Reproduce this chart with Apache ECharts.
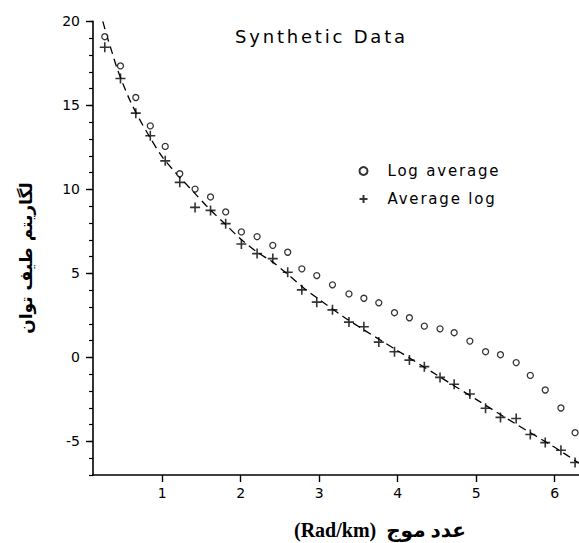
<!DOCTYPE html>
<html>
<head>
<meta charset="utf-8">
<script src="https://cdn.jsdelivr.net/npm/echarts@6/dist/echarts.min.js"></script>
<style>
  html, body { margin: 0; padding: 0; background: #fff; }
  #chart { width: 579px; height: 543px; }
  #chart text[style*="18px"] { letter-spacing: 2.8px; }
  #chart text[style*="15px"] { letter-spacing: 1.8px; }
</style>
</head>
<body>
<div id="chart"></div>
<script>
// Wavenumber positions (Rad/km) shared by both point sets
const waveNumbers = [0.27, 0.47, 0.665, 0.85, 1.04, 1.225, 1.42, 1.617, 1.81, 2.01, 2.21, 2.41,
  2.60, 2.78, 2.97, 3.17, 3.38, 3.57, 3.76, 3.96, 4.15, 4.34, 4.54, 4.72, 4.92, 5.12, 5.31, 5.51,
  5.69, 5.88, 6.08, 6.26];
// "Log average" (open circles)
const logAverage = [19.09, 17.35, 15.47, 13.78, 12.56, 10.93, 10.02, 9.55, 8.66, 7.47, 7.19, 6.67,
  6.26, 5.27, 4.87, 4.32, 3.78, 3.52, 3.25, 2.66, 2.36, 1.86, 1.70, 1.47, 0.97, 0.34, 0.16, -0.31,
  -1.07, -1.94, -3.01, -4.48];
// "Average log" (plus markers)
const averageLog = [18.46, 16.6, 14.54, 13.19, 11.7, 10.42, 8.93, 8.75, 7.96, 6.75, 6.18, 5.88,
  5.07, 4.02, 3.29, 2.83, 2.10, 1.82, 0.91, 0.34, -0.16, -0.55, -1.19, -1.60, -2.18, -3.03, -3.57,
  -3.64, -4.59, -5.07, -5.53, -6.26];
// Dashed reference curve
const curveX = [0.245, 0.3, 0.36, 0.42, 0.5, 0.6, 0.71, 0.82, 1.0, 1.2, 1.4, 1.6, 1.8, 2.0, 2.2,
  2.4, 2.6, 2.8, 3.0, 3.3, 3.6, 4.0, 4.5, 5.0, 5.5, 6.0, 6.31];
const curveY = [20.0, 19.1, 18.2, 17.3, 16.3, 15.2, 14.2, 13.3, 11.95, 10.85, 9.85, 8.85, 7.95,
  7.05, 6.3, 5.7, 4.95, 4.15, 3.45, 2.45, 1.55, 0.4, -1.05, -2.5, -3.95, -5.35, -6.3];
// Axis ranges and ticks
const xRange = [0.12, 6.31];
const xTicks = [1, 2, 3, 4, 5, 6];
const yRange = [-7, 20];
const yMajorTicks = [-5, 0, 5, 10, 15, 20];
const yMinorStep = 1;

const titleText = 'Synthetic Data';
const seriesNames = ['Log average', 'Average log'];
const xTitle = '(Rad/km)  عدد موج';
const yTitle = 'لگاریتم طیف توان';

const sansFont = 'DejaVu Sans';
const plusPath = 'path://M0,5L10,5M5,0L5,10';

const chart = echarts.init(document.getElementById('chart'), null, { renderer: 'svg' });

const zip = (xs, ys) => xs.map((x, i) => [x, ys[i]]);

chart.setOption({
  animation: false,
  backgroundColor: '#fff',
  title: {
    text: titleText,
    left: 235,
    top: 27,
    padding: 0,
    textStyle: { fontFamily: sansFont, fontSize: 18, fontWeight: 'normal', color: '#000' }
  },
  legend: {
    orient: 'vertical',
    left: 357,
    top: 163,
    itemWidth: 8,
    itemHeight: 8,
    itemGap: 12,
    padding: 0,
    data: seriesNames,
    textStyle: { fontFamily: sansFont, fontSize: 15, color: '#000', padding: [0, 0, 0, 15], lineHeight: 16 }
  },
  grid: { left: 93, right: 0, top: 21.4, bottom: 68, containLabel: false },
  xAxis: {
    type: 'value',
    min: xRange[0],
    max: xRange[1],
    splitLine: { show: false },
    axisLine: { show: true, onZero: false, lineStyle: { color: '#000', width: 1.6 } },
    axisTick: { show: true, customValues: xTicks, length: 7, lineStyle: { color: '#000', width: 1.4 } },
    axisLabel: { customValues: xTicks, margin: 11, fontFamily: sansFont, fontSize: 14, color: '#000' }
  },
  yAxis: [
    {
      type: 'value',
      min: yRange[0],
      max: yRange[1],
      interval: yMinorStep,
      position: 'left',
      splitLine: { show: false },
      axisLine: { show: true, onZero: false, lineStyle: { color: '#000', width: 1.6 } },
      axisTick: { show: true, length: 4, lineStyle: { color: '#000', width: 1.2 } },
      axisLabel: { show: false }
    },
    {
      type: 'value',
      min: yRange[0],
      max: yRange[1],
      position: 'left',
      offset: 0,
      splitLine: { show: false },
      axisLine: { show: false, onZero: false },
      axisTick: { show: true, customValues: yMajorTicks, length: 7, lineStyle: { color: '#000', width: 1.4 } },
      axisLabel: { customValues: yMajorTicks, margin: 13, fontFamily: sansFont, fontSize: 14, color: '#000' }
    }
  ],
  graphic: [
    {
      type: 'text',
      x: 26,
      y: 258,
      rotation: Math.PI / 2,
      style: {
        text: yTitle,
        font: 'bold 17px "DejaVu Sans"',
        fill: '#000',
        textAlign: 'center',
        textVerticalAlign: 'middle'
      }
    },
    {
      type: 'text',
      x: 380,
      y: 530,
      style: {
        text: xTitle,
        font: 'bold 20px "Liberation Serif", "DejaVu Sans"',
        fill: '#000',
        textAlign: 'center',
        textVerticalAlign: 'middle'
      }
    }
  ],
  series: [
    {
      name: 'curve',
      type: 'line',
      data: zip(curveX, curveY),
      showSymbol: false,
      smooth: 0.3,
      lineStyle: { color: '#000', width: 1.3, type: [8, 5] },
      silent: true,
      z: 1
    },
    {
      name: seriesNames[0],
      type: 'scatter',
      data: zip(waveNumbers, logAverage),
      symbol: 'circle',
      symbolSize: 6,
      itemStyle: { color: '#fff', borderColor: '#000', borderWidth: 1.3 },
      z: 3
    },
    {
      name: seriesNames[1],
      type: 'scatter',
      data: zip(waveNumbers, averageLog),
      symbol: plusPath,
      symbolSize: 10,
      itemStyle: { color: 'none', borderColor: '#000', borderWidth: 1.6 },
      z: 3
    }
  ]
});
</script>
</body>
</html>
--------
- **Task directions**: Without the pictures, return the listing above from its first line through the line that has "const yMinorStep = 1;".

- **Response for this exercise**:
Reproduce this chart with Apache ECharts.
<!DOCTYPE html>
<html>
<head>
<meta charset="utf-8">
<script src="https://cdn.jsdelivr.net/npm/echarts@6/dist/echarts.min.js"></script>
<style>
  html, body { margin: 0; padding: 0; background: #fff; }
  #chart { width: 579px; height: 543px; }
  #chart text[style*="18px"] { letter-spacing: 2.8px; }
  #chart text[style*="15px"] { letter-spacing: 1.8px; }
</style>
</head>
<body>
<div id="chart"></div>
<script>
// Wavenumber positions (Rad/km) shared by both point sets
const waveNumbers = [0.27, 0.47, 0.665, 0.85, 1.04, 1.225, 1.42, 1.617, 1.81, 2.01, 2.21, 2.41,
  2.60, 2.78, 2.97, 3.17, 3.38, 3.57, 3.76, 3.96, 4.15, 4.34, 4.54, 4.72, 4.92, 5.12, 5.31, 5.51,
  5.69, 5.88, 6.08, 6.26];
// "Log average" (open circles)
const logAverage = [19.09, 17.35, 15.47, 13.78, 12.56, 10.93, 10.02, 9.55, 8.66, 7.47, 7.19, 6.67,
  6.26, 5.27, 4.87, 4.32, 3.78, 3.52, 3.25, 2.66, 2.36, 1.86, 1.70, 1.47, 0.97, 0.34, 0.16, -0.31,
  -1.07, -1.94, -3.01, -4.48];
// "Average log" (plus markers)
const averageLog = [18.46, 16.6, 14.54, 13.19, 11.7, 10.42, 8.93, 8.75, 7.96, 6.75, 6.18, 5.88,
  5.07, 4.02, 3.29, 2.83, 2.10, 1.82, 0.91, 0.34, -0.16, -0.55, -1.19, -1.60, -2.18, -3.03, -3.57,
  -3.64, -4.59, -5.07, -5.53, -6.26];
// Dashed reference curve
const curveX = [0.245, 0.3, 0.36, 0.42, 0.5, 0.6, 0.71, 0.82, 1.0, 1.2, 1.4, 1.6, 1.8, 2.0, 2.2,
  2.4, 2.6, 2.8, 3.0, 3.3, 3.6, 4.0, 4.5, 5.0, 5.5, 6.0, 6.31];
const curveY = [20.0, 19.1, 18.2, 17.3, 16.3, 15.2, 14.2, 13.3, 11.95, 10.85, 9.85, 8.85, 7.95,
  7.05, 6.3, 5.7, 4.95, 4.15, 3.45, 2.45, 1.55, 0.4, -1.05, -2.5, -3.95, -5.35, -6.3];
// Axis ranges and ticks
const xRange = [0.12, 6.31];
const xTicks = [1, 2, 3, 4, 5, 6];
const yRange = [-7, 20];
const yMajorTicks = [-5, 0, 5, 10, 15, 20];
const yMinorStep = 1;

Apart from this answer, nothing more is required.